The rand strengthened as much as 2.6% against the dollar, marking its biggest intraday gain since late 2023, after being among the worst-performing emerging-market currencies earlier in the conflict.
Government bonds also rallied strongly, with the benchmark 10-year yield dropping 47 basis points, its sharpest decline since 2020. Equities followed suit, with the FTSE/JSE All Share Index climbing more than 5%, driven by gains in mining, banking and retail stocks.
The rebound reflects a broader global relief rally triggered by expectations that the reopening of the Strait of Hormuz will stabilise oil flows and reduce inflationary pressure.
Investor sentiment had deteriorated sharply during the conflict, with foreign investors selling a net 56 billion rand of South African government bonds in March. The reversal highlights renewed appetite for emerging-market assets that were heavily sold off during the period of heightened geopolitical risk.

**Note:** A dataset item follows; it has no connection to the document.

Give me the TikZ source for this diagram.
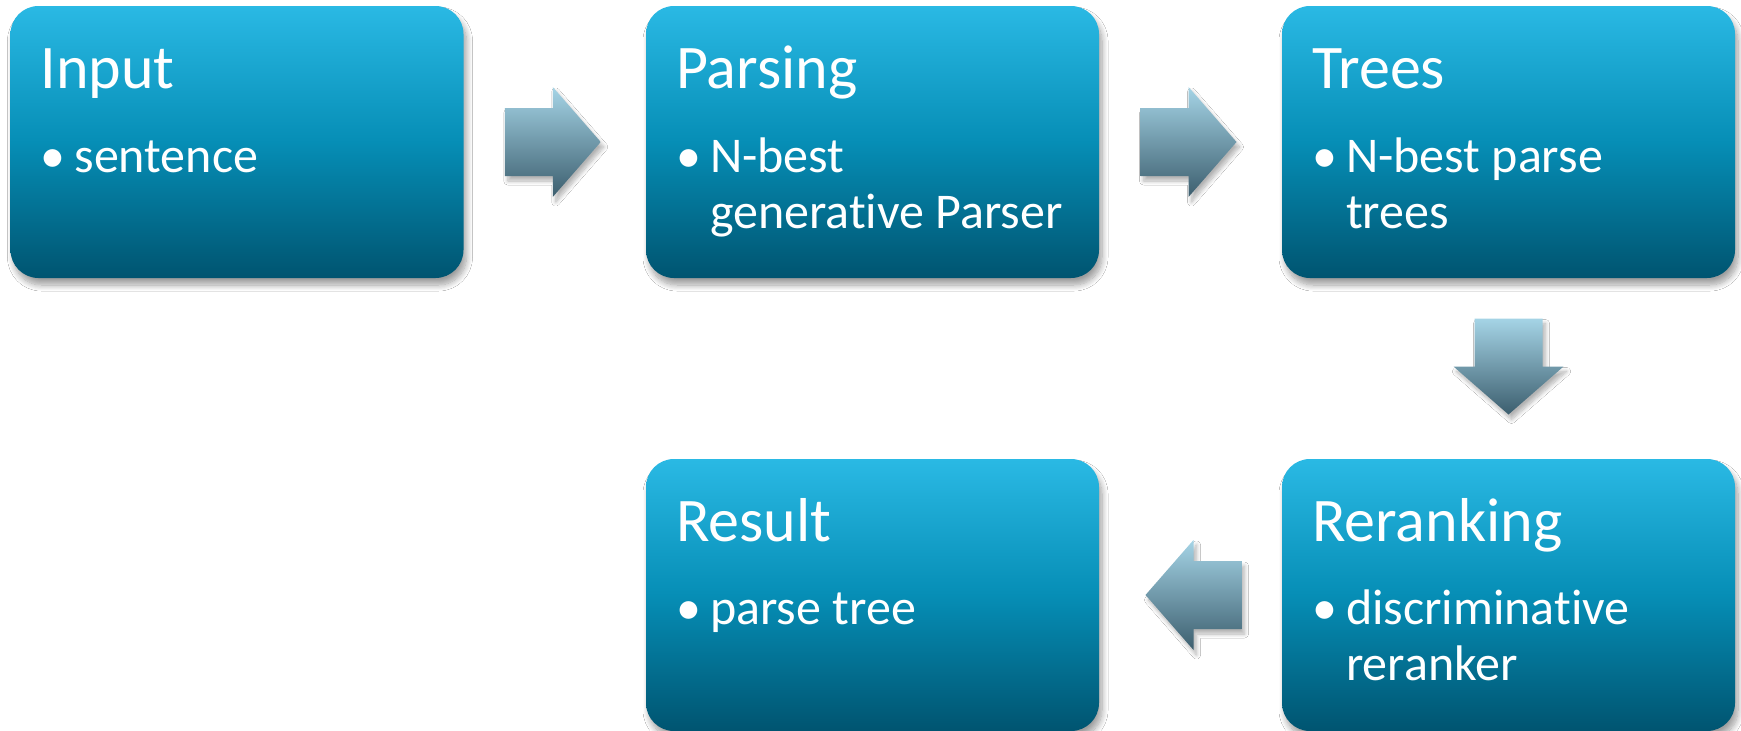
\documentclass[tikz,border=0pt]{standalone}
\usepackage{fontspec}
\setmainfont{Carlito}[RawFeature=-liga]
\usetikzlibrary{calc,shadows.blur}
\definecolor{boxtop}{RGB}{42,185,228}
\definecolor{boxmid}{RGB}{6,142,182}
\definecolor{boxbot}{RGB}{0,84,112}
\definecolor{arrtop}{RGB}{165,212,230}
\definecolor{arrbot}{RGB}{60,94,110}
\begin{document}
\begin{tikzpicture}[x=1pt,y=-1pt,
  stage/.style={rounded corners=28pt, minimum width=453pt, minimum height=272pt,
    inner sep=0pt, draw=none, top color=boxtop, bottom color=boxbot, middle color=boxmid,
    blur shadow={shadow xshift=3pt, shadow yshift=-7pt, shadow blur radius=6pt,
      shadow blur steps=12, shadow opacity=38}},
  heading/.style={anchor=base west, inner sep=0pt, text=white,
    font=\fontsize{62}{74}\selectfont},
  item/.style={anchor=base west, inner sep=0pt, text=white,
    font=\fontsize{50}{55.5}\selectfont},
  arrowfill/.style={draw=none, top color=arrtop, bottom color=arrbot,
    blur shadow={shadow xshift=3pt, shadow yshift=-5pt, shadow blur radius=4pt,
      shadow blur steps=10, shadow opacity=30}},
  pics/fatright/.style={code={\path[arrowfill] (-48,-34) -- (0,-34) -- (0,-55) -- (48,0)
      -- (0,55) -- (0,34) -- (-48,34) -- cycle;}},
  pics/fatleft/.style={code={\path[arrowfill] (48,-34) -- (0,-34) -- (0,-55) -- (-48,0)
      -- (0,55) -- (0,34) -- (48,34) -- cycle;}},
  pics/fatdown/.style={code={\path[arrowfill] (-34,-48) -- (34,-48) -- (34,0) -- (55,0)
      -- (0,48) -- (-55,0) -- (-34,0) -- cycle;}}
]
\fill[white] (0,0) rectangle (1741,731);
\useasboundingbox (0,0) rectangle (1741,731);

% stages
\node[stage] (input)   at (237,142)    {};
\node[stage] (parsing) at (872.5,142)  {};
\node[stage] (trees)   at (1508.5,142) {};
\node[stage] (rerank)  at (1508.5,595) {};
\node[stage] (result)  at (872.5,595)  {};

% block arrows between stages
\coordinate (a1) at ($(input.east)!0.5!(parsing.west)+(-2,0)$);
\coordinate (a2) at ($(parsing.east)!0.5!(trees.west)+(-2,0)$);
\coordinate (a3) at ($(trees.south)!0.5!(rerank.north)+(0,-2)$);
\coordinate (a4) at ($(rerank.west)!0.5!(result.east)+(3,0)$);
\pic at (a1) {fatright};
\pic at (a2) {fatright};
\pic at (a3) {fatdown};
\pic at (a4) {fatleft};

% Input
\node[heading] (input-h) at ($(input.north west)+(30,83)$) {Input};
\node[item] (input-d) at ($(input.north west)+(30,167)$) {•};
\node[item] (input-t) at ($(input.north west)+(64,167)$) {sentence};

% Parsing
\node[heading] (parsing-h) at ($(parsing.north west)+(30,83)$) {Parsing};
\node[item] (parsing-d) at ($(parsing.north west)+(30,167)$) {•};
\node[item] (parsing-t) at ($(parsing.north west)+(64,167)$)
  {\begin{tabular}[t]{@{}l@{}}N-best\\generative Parser\end{tabular}};

% Trees
\node[heading] (trees-h) at ($(trees.north west)+(30,83)$) {Trees};
\node[item] (trees-d) at ($(trees.north west)+(30,167)$) {•};
\node[item] (trees-t) at ($(trees.north west)+(64,167)$)
  {\begin{tabular}[t]{@{}l@{}}N-best parse\\trees\end{tabular}};

% Reranking
\node[heading] (rerank-h) at ($(rerank.north west)+(30,83)$) {Reranking};
\node[item] (rerank-d) at ($(rerank.north west)+(30,166)$) {•};
\node[item] (rerank-t) at ($(rerank.north west)+(64,166)$)
  {\begin{tabular}[t]{@{}l@{}}discriminative\\reranker\end{tabular}};

% Result
\node[heading] (result-h) at ($(result.north west)+(30,83)$) {Result};
\node[item] (result-d) at ($(result.north west)+(30,166)$) {•};
\node[item] (result-t) at ($(result.north west)+(64,166)$) {parse tree};
\end{tikzpicture}
\end{document}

Market pricing for interest rates also shifted, with traders scaling back expectations of further tightening by the South African Reserve Bank as lower oil prices ease inflation concerns.
Despite the strong rebound, analysts caution that the sustainability of the rally depends on whether the ceasefire holds and energy supply routes remain stable. South Africa’s relatively high yields and limited direct exposure to geopolitical tensions continue to support its appeal among global investors.
For now, the sharp recovery underscores how quickly capital can return to emerging markets once global risk sentiment improves, particularly in high-yield environments like South Africa.